Transfers between relatives in a closely held corporation

Director of Business Valuationsby Jeff Faust, AVA

Huber v. Commissioner, TC Memo 2006-96 (May 9, 2006)

Owners of the J.M. Huber Corp. made gifts of stock to various family members between 1997 and 2000.  The prices used in these transactions were based on an independent valuation that contained a substantial discount for lack of marketability.  The IRS challenged the valuation stating that the company was undervalued and presented significantly lower marketability discounts.

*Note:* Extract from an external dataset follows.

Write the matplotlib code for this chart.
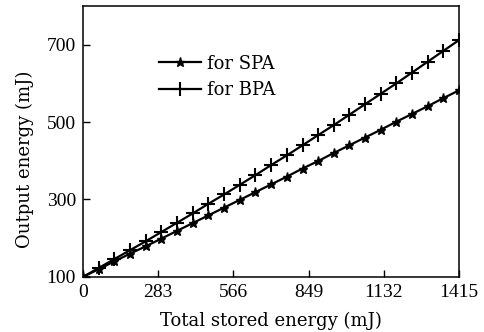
import numpy as np
import matplotlib.pyplot as plt

# Total stored energy (mJ) and output energy (mJ)
stored = [0, 59, 118, 177, 236, 295, 354, 413, 472, 531, 590, 649, 708,
          767, 826, 884, 943, 1002, 1061, 1120, 1179, 1238, 1297, 1356, 1415]
spa = [100, 120, 140, 160, 179, 199, 219, 239, 259, 279, 299, 319, 339,
       359, 380, 399, 420, 440, 460, 480, 501, 521, 541, 562, 582]
bpa = [100, 123, 146, 169, 192, 216, 240, 264, 289, 313, 338, 363, 389,
       414, 440, 466, 492, 519, 546, 573, 600, 628, 656, 684, 712]
xticks = [0, 283, 566, 849, 1132, 1415]
yticks = [100, 300, 500, 700]

plt.rcParams['font.family'] = ['Liberation Serif', 'DejaVu Serif']
plt.rcParams['font.size'] = 14
lab_font = {'family': 'DejaVu Serif', 'size': 13}

fig = plt.figure(figsize=(4.84, 3.32), dpi=100)
ax = fig.add_axes([0.1715, 0.166, 0.777, 0.816])

ax.plot(stored, spa, color='black', lw=1.6, marker='*', ms=6.5, label='for SPA')
ax.plot(stored, bpa, color='black', lw=1.6, marker='+', ms=10, mew=1.5, label='for BPA')

ax.set_xlim(0, 1415)
ax.set_ylim(100, 800)
ax.set_xticks(xticks)
ax.set_yticks(yticks)
ax.tick_params(direction='in', length=5, width=1, pad=5)
for s in ax.spines.values():
    s.set_linewidth(1.1)

ax.set_xlabel('Total stored energy (mJ)', fontdict=lab_font, labelpad=8)
ax.set_ylabel('Output energy (mJ)', fontdict=lab_font)
ax.yaxis.set_label_coords(-0.13, 0.435)

ax.legend(loc='upper left', bbox_to_anchor=(0.16, 0.88), frameon=False,
          prop={'family': 'DejaVu Serif', 'size': 13},
          handlelength=2.3, handletextpad=0.35, labelspacing=0.45)

fig.savefig('out.png', dpi=100)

The IRS’ argument was that the taxpayer did not offer the shares for sale to the public and thus failed to obtain the optimum price.  The Court rejected the notion that Huber must offer the shares to the public in order to receive a fair price, noting that, “Courts have long recognized the rights of shareholders in closely held companies to remain private…Further, respondent's assumption that offering a stock to the public would have garnered a higher price is purely hypothetical.”

Another aspect of the IRS’ attack was the lack of negotiations between buyers and sellers suggesting that there was a lack of intent to realize the best price for the shares.  The Court also rejected this, saying, “Respondent fails to cite any case law that holds that negotiation is a necessary element of an arm's-length transaction. In fact, the weight of authority is to the contrary.”

Although this case appears to be a clear victory for clients wishing to make gifts based on independent valuations, it is important to point out here that the valuations in this case were also used for other transactions involving non-profit organizations and redemptions by the company.  Due to the fact that multiple transactions used the price determined in the independent reports, rather than just for gift tax purposes, it appeared unlikely, according to the Courts, that the other parties who used the valuation would “accept an artificially low valuation of the Huber stock so that a few people who may or may not be related to them can pay less estate tax.”  Therefore, even though the Court solidified the rights of shareholders in private companies, it remains critical that the results of a valuation for gift tax purposes be fair for not only the shareholders making the gifts but for other types of transactions as well.